Since my last article, with an unconfirmed photo of the Sabena DC-4 00-CBG before it crashed, I have continued looking for a confirmed photo.  I was very lucky to come across some additional information that was very easy to miss because it was written largely in Flemish, which along with French, is one of Belgium’s two official languages.  Even better, I was able to make contact with the person who had this information.  Though I had never met this gentleman, I felt that we had much in common because his website, like ours, talks about an airport that has gone through radical change.  In his case, the airport has been entirely closed down since 1985.

The photo dates from Sunday, 8th September, 1946, on the occasion of the commemoration of the first anniversary of liberation of the city of Ghent (East-Flanders, Belgium) and the re-opening of the local airfield Ghent Sint-Denijs-Westrem.

This was done at the initiative of the local flying club G.A.C. (Ghent Aviation Club), the city of Ghent and the Belgian ministry of aviation. It also took into account the much-needed post-war commercial element as the opening of the “Jaarbeurs der Vlaanderen” (Annual fair of Flanders).


The show had actually already started on Saturday, 7th September, when participating aircraft from American, French, British and Belgian squadrons arrived in waves. The first were from the Belgian Airforce, 349th and 350th wing with their Spitfires for a total of 24 aircraft. Sometime later, the minister of civil aviation, Mr. Rongvaux, arrived on a Sabena DC-4. This was certainly the biggest and heaviest aircraft that ever landed and took off again from the grass airfield of SDW.



He arrived on a brand-new Sabena Douglas DC-4 type 1009 (Construction number 42986) with the Belgian Civil Aviation registration OO-CBG.

I also got a second photo which tends to confirm the authenticity of the photo posted in the last article.

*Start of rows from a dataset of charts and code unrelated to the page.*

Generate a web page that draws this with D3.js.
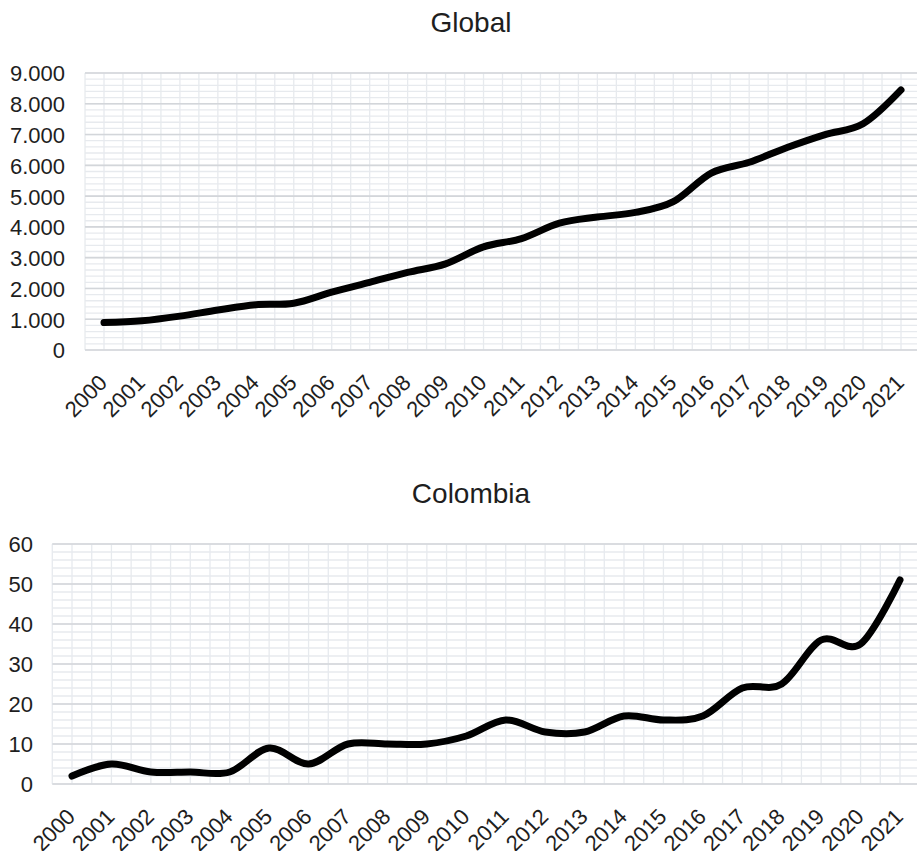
<!DOCTYPE html>
<html>
<head>
<meta charset="utf-8">
<script src="https://cdn.jsdelivr.net/npm/d3@7"></script>
<style>
  html, body { margin: 0; padding: 0; background: #ffffff; }
  svg { display: block; }
  text { font-family: "Liberation Sans", Arial, sans-serif; fill: #1e1e1e; }
</style>
</head>
<body>
<svg id="chart" width="917" height="851"></svg>
<script>
// ---- data ----
const years = ["2000","2001","2002","2003","2004","2005","2006","2007","2008","2009","2010",
               "2011","2012","2013","2014","2015","2016","2017","2018","2019","2020","2021"];
const globalValues = [890, 950, 1100, 1300, 1470, 1520, 1880, 2200, 2520, 2800, 3350,
                      3620, 4120, 4320, 4470, 4820, 5750, 6100, 6580, 7000, 7350, 8450];
const colombiaValues = [2, 5, 3, 3, 3, 9, 5, 10, 10, 10, 12,
                        16, 13, 13, 17, 16, 17, 24, 25, 36, 35, 51];
const globalTicks = [0, 1000, 2000, 3000, 4000, 5000, 6000, 7000, 8000, 9000];
const colombiaTicks = [0, 10, 20, 30, 40, 50, 60];
const titles = ["Global", "Colombia"];

const locale = d3.formatLocale({decimal: ",", thousands: ".", grouping: [3], currency: ["", ""]});
const fmt = locale.format(",d");

const svg = d3.select("#chart");

function drawPanel(cfg) {
  const g = svg.append("g");
  const x = d3.scalePoint().domain(years).range([cfg.x0, cfg.x1]);
  const step = x.step();
  const left = cfg.x0 - step / 2, right = cfg.x1 + step / 2;
  const y = d3.scaleLinear().domain([0, cfg.max]).range([cfg.bottom, cfg.top]);

  // minor horizontal gridlines
  const minor = d3.range(0, cfg.max + 1e-9, cfg.minorStep);
  g.append("g").selectAll("line").data(minor).join("line")
    .attr("x1", left).attr("x2", right)
    .attr("y1", d => y(d)).attr("y2", d => y(d))
    .attr("stroke", "#e7eaee").attr("stroke-width", 1.3);
  // vertical gridlines at half-category steps
  const vpos = d3.range(0, years.length * 2 + 1).map(k => left + k * step / 2);
  g.append("g").selectAll("line").data(vpos).join("line")
    .attr("x1", d => d).attr("x2", d => d)
    .attr("y1", cfg.top).attr("y2", cfg.bottom)
    .attr("stroke", "#e7eaee").attr("stroke-width", 1.3);
  // major horizontal gridlines
  g.append("g").selectAll("line").data(cfg.ticks).join("line")
    .attr("x1", left).attr("x2", right)
    .attr("y1", d => y(d)).attr("y2", d => y(d))
    .attr("stroke", "#d3d6da").attr("stroke-width", 1.6);

  // y axis labels
  const ya = d3.axisLeft(y).tickValues(cfg.ticks).tickFormat(cfg.format).tickSize(0).tickPadding(0);
  const yg = g.append("g").attr("transform", `translate(${cfg.labelRight},0)`).call(ya);
  yg.select(".domain").remove();
  yg.selectAll("text").attr("font-size", 22).attr("fill", "#1e1e1e")
    .attr("font-family", "Liberation Sans, Arial, sans-serif").attr("dy", "0.36em");

  // x axis labels
  const xa = d3.axisBottom(x).tickSize(0).tickPadding(0);
  const xg = g.append("g").attr("transform", `translate(0,${cfg.bottom})`).call(xa);
  xg.select(".domain").remove();
  xg.selectAll("text").attr("font-size", 22).attr("fill", "#1e1e1e")
    .attr("font-family", "Liberation Sans, Arial, sans-serif")
    .attr("text-anchor", "end").attr("dy", null).attr("y", null)
    .attr("transform", "translate(4,34) rotate(-45)");

  // line
  const line = d3.line().x((d, i) => x(years[i])).y(d => y(d)).curve(d3.curveCatmullRom.alpha(0));
  g.append("path").datum(cfg.values).attr("d", line)
    .attr("fill", "none").attr("stroke", "#000").attr("stroke-width", 7)
    .attr("stroke-linecap", "round").attr("stroke-linejoin", "round");

  // title
  g.append("text").attr("x", 471).attr("y", cfg.titleY).attr("text-anchor", "middle")
    .attr("font-size", 28).text(cfg.title);
}

drawPanel({x0: 104, x1: 901, top: 73, bottom: 350, max: 9000, minorStep: 200,
           ticks: globalTicks, values: globalValues, format: fmt, labelRight: 65,
           title: titles[0], titleY: 32});
drawPanel({x0: 72, x1: 900, top: 544, bottom: 784, max: 60, minorStep: 2,
           ticks: colombiaTicks, values: colombiaValues, format: d3.format("d"), labelRight: 33,
           title: titles[1], titleY: 503});
</script>
</body>
</html>
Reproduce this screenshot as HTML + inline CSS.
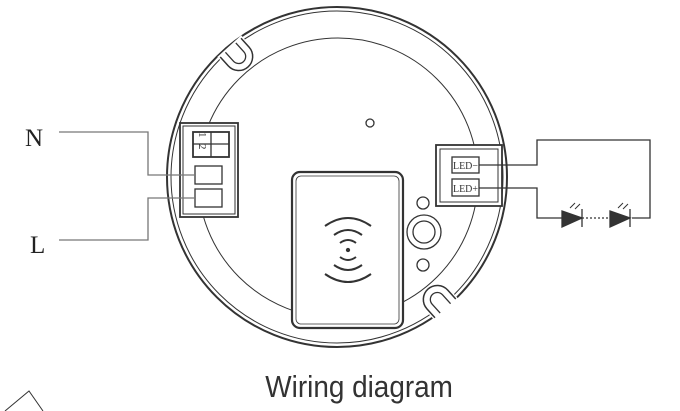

This one shows OO-CBG, either on take-off or landing, in roughly the same area, but with smoke as a wind direction indicator.



Only 10 days later, this same aircraft was scheduled to fly from Brussels to New York but crashed 35 kms south-west of Gander.  Given its extremely short life span, it is easy to understand why photos of this aircraft are practically unexistant.

A very special thanks to the gentleman who furnished the information and photos, Mr. Guy Vanderlinden, a well-respected Belgian pilot.  He has flown the DC-3, DC-6, Boeing 707, Airbus 300, L-1011Tristar  and has almost 11000 hours on the Boeing 747. He retired from commercial flying (Singapore Airlines) in 2002.